Your task is to output the listing word for word, with pictures excluded.

Data shown —

┄┄┄┄┄┄┄┄┄┄┄┄┄┄┄┄┄┄┄┄

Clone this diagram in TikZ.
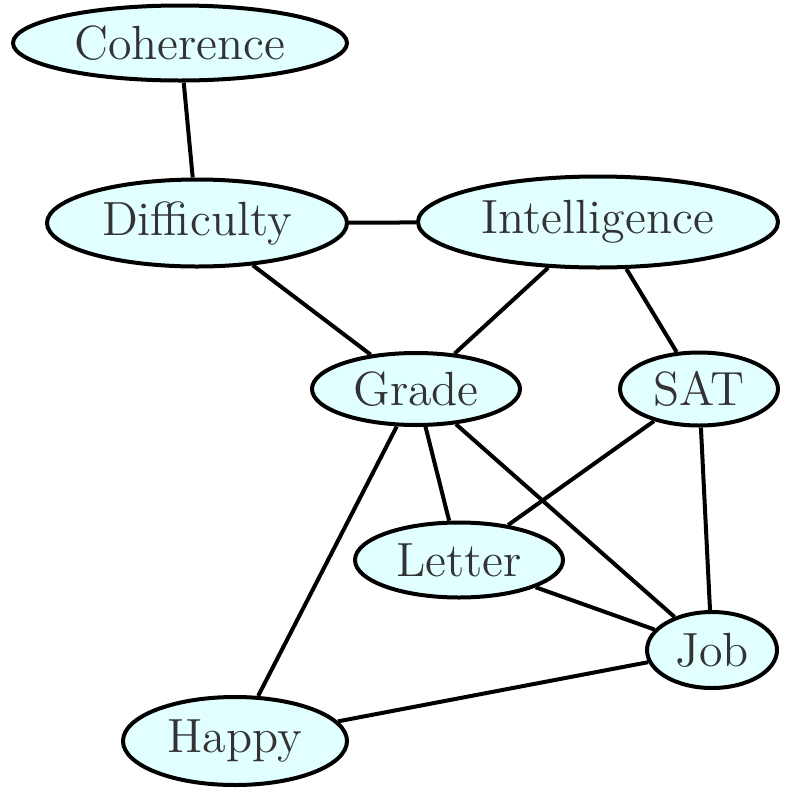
\documentclass[tikz,border=0pt]{standalone}
\usetikzlibrary{shapes.geometric}
\definecolor{nodefill}{HTML}{E2FFFF}
\definecolor{txt}{HTML}{333333}
\tikzset{
  gnode/.style={ellipse, draw=black, line width=1pt, fill=nodefill, inner sep=0pt,
    text=txt, font=\fontsize{12}{14}\selectfont},
  gedge/.style={draw=black, line width=1pt}
}
\begin{document}
\begin{tikzpicture}[x=0.25pt,y=-0.25pt]
\useasboundingbox (0,0) rectangle (793,793);
\node[gnode, minimum width=83.5pt, minimum height=18.75pt] (coh) at (180,43) {Coherence};
\node[gnode, minimum width=75pt, minimum height=21.75pt] (dif) at (197,223) {Difficulty};
\node[gnode, minimum width=90pt, minimum height=22.75pt] (int) at (598,222) {Intelligence};
\node[gnode, minimum width=52pt, minimum height=18pt] (gra) at (416,389) {Grade};
\node[gnode, minimum width=39.5pt, minimum height=18.25pt] (sat) at (699,389) {SAT};
\node[gnode, minimum width=52pt, minimum height=18.75pt] (let) at (459,560) {Letter};
\node[gnode, minimum width=32.5pt, minimum height=19pt] (job) at (712,650) {Job};
\node[gnode, minimum width=56pt, minimum height=22pt] (hap) at (235,741) {Happy};
\draw[gedge] (coh) -- (dif);
\draw[gedge] (dif) -- (int);
\draw[gedge] (dif) -- (gra);
\draw[gedge] (int) -- (gra);
\draw[gedge] (int) -- (sat);
\draw[gedge] (gra) -- (let);
\draw[gedge] (gra) -- (job);
\draw[gedge] (gra) -- (hap);
\draw[gedge] (sat) -- (let);
\draw[gedge] (sat) -- (job);
\draw[gedge] (let) -- (job);
\draw[gedge] (job) -- (hap);
\end{tikzpicture}
\end{document}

┄┄┄┄┄┄┄┄┄┄┄┄┄┄┄┄┄┄┄┄

Expected answer —
Clone this diagram in TikZ.
\documentclass[tikz,border=0pt]{standalone}
\usetikzlibrary{shapes.geometric}
\definecolor{nodefill}{HTML}{E2FFFF}
\definecolor{txt}{HTML}{333333}
\tikzset{
  gnode/.style={ellipse, draw=black, line width=1pt, fill=nodefill, inner sep=0pt,
    text=txt, font=\fontsize{12}{14}\selectfont},
  gedge/.style={draw=black, line width=1pt}
}
\begin{document}
\begin{tikzpicture}[x=0.25pt,y=-0.25pt]
\useasboundingbox (0,0) rectangle (793,793);
\node[gnode, minimum width=83.5pt, minimum height=18.75pt] (coh) at (180,43) {Coherence};
\node[gnode, minimum width=75pt, minimum height=21.75pt] (dif) at (197,223) {Difficulty};
\node[gnode, minimum width=90pt, minimum height=22.75pt] (int) at (598,222) {Intelligence};
\node[gnode, minimum width=52pt, minimum height=18pt] (gra) at (416,389) {Grade};
\node[gnode, minimum width=39.5pt, minimum height=18.25pt] (sat) at (699,389) {SAT};
\node[gnode, minimum width=52pt, minimum height=18.75pt] (let) at (459,560) {Letter};
\node[gnode, minimum width=32.5pt, minimum height=19pt] (job) at (712,650) {Job};
\node[gnode, minimum width=56pt, minimum height=22pt] (hap) at (235,741) {Happy};
\draw[gedge] (coh) -- (dif);
\draw[gedge] (dif) -- (int);
\draw[gedge] (dif) -- (gra);
\draw[gedge] (int) -- (gra);
\draw[gedge] (int) -- (sat);
\draw[gedge] (gra) -- (let);
\draw[gedge] (gra) -- (job);
\draw[gedge] (gra) -- (hap);
\draw[gedge] (sat) -- (let);
\draw[gedge] (sat) -- (job);
\draw[gedge] (let) -- (job);
\draw[gedge] (job) -- (hap);
\end{tikzpicture}
\end{document}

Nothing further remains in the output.